While not on the iconic level of Batman and Spider-Man the members of the Fantastic Four are integral to comics history. They're the first superheroes created by writer Stan Lee and artist Jack Kirby and from the moment of their debut in 1961 they not only created Marvel Comics they were also already different from the ones that followed. The characters called each other by their first names and harbored no secret identities. They fought and bickered like any family. Now we have the big-screen version--and unfortunately although faithful to the intent and style of the comics the whole is not greater than the sum of its parts. Fantastic Four apparently languished for a decade in development so there is an unmistakable rushed feeling to everything.

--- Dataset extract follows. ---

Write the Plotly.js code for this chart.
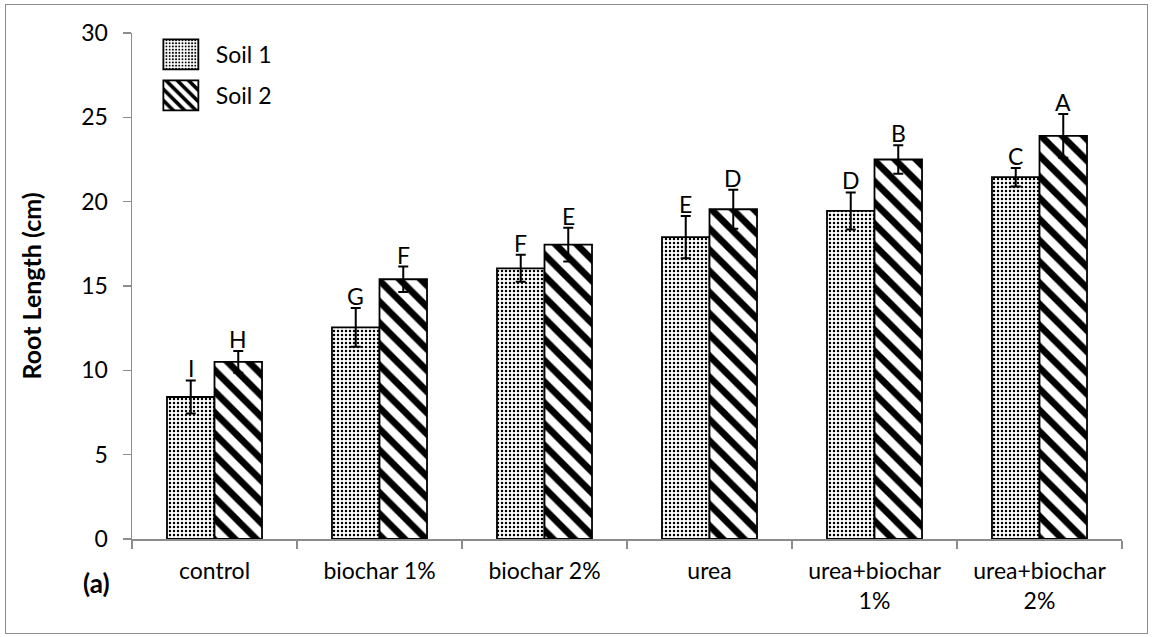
<!DOCTYPE html>
<html>
<head>
<meta charset="utf-8">
<script src="https://cdn.plot.ly/plotly-3.0.1.min.js"></script>
<style>
html,body{margin:0;padding:0;background:#fff;}
#wrap{position:relative;width:1152px;height:637px;}
#chart{position:absolute;left:0;top:0;width:1152px;height:637px;}
#frame{position:absolute;left:5px;top:4px;width:1143px;height:630px;border:1.5px solid #8c8c8c;box-sizing:border-box;pointer-events:none;}
</style>
</head>
<body>
<div id="wrap"><div id="chart"></div><div id="frame"></div></div>
<script>
const categories = ["control", "biochar 1%", "biochar 2%", "urea", "urea+biochar<br>1%", "urea+biochar<br>2%"];
const soil1 = [8.42, 12.55, 16.05, 17.9, 19.45, 21.45];
const soil1Err = [0.98, 1.15, 0.8, 1.25, 1.1, 0.55];
const soil1Letters = ["I", "G", "F", "E", "D", "C"];
const soil2 = [10.5, 15.4, 17.45, 19.55, 22.5, 23.9];
const soil2Err = [0.65, 0.75, 1.0, 1.15, 0.85, 1.3];
const soil2Letters = ["H", "F", "E", "D", "B", "A"];

const FONT = "Lato, 'Liberation Sans', sans-serif";
const FS = 23;

const trace1 = {
  type: "bar", name: "Soil 1", x: categories, y: soil1, legendgroup: "a",
  marker: {color: "white", line: {color: "black", width: 1.8},
    pattern: {shape: ".", size: 4, solidity: 0.3, fgcolor: "black", bgcolor: "white", fillmode: "replace"}},
  error_y: {type: "data", array: soil1Err, visible: true, color: "black", thickness: 2, width: 5}
};
const trace2 = {
  type: "bar", name: "Soil 2", x: categories, y: soil2, legendgroup: "b",
  marker: {color: "white", line: {color: "black", width: 1.8},
    pattern: {shape: "\\", size: 15, solidity: 0.45, fgcolor: "black", bgcolor: "white", fillmode: "replace"}},
  error_y: {type: "data", array: soil2Err, visible: true, color: "black", thickness: 2, width: 5}
};

const annotations = [];
const off = 0.144;
categories.forEach((c, i) => {
  annotations.push({x: i - off, y: soil1[i] + soil1Err[i], xref: "x", yref: "y", text: soil1Letters[i],
    showarrow: false, yanchor: "bottom", yshift: -4, font: {family: FONT, size: FS, color: "black"}});
  annotations.push({x: i + off, y: soil2[i] + soil2Err[i], xref: "x", yref: "y", text: soil2Letters[i],
    showarrow: false, yanchor: "bottom", yshift: -4, font: {family: FONT, size: FS, color: "black"}});
});
annotations.push({x: -0.036, y: -0.086, xref: "paper", yref: "paper", text: "<b>(a)</b>", showarrow: false,
  xanchor: "center", yanchor: "middle", font: {family: FONT, size: 26, color: "black"}});

const layout = {
  width: 1152, height: 637,
  margin: {l: 132, r: 30, t: 33, b: 98, pad: 0},
  paper_bgcolor: "white", plot_bgcolor: "white",
  font: {family: FONT, size: FS, color: "black"},
  barmode: "group", bargap: 0.424, bargroupgap: 0,
  showlegend: true,
  legend: {x: 0.014, y: 1.0, xanchor: "left", yanchor: "top", bgcolor: "rgba(0,0,0,0)",
    traceorder: "grouped", tracegroupgap: 8, itemwidth: 60, font: {family: FONT, size: FS, color: "black"}},
  xaxis: {type: "category", showline: true, linecolor: "#8c8c8c", linewidth: 1.5, ticks: "outside",
    tickson: "boundaries", ticklen: 8, tickcolor: "#8c8c8c", tickwidth: 1.5, showgrid: false,
    ticklabelstandoff: 11, tickfont: {family: FONT, size: FS, color: "black"}, automargin: false},
  yaxis: {range: [0, 30], dtick: 5, tick0: 0, showline: true, linecolor: "#8c8c8c", linewidth: 1.5,
    ticks: "outside", ticklen: 8, tickcolor: "#8c8c8c", tickwidth: 1.5, showgrid: false, zeroline: false,
    ticklabelstandoff: 10, tickfont: {family: FONT, size: FS, color: "black"}, automargin: false,
    title: {text: "<b>Root Length (cm)</b>", standoff: 32, font: {family: FONT, size: 25, color: "black"}}},
  annotations: annotations
};

function fixLegend() {
  document.querySelectorAll("#chart .legend .legendpoints path").forEach(p => {
    p.setAttribute("d", "M17.5,15H-17.5V-15H17.5Z");
  });
}
Plotly.newPlot("chart", [trace1, trace2], layout, {displayModeBar: false, staticPlot: true}).then(gd => {
  fixLegend();
  gd.on("plotly_afterplot", fixLegend);
});
</script>
</body>
</html>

Not only does the film skimp on showing their trip to and from space but it also seems to have cleared out every other person except for the main characters who spend all their time talking only to each other. Other than the occasional small cheering New York City crowd or a brief appearance by Ben Grimm's blind love interest (Kerry Washington) where is everyone? And by opting for realism over sheer whimsy director Tim Story (Barbershop) seems to have fallen for another silver screen superheroes trap--the more realistic we try to make them the more unrealistic they become. It may have been best to leave Fantastic Four to the world of animation. In fact the best version of a family of superheroes--Brad Bird's The Incredibles--beat this movie into theaters by nearly a year.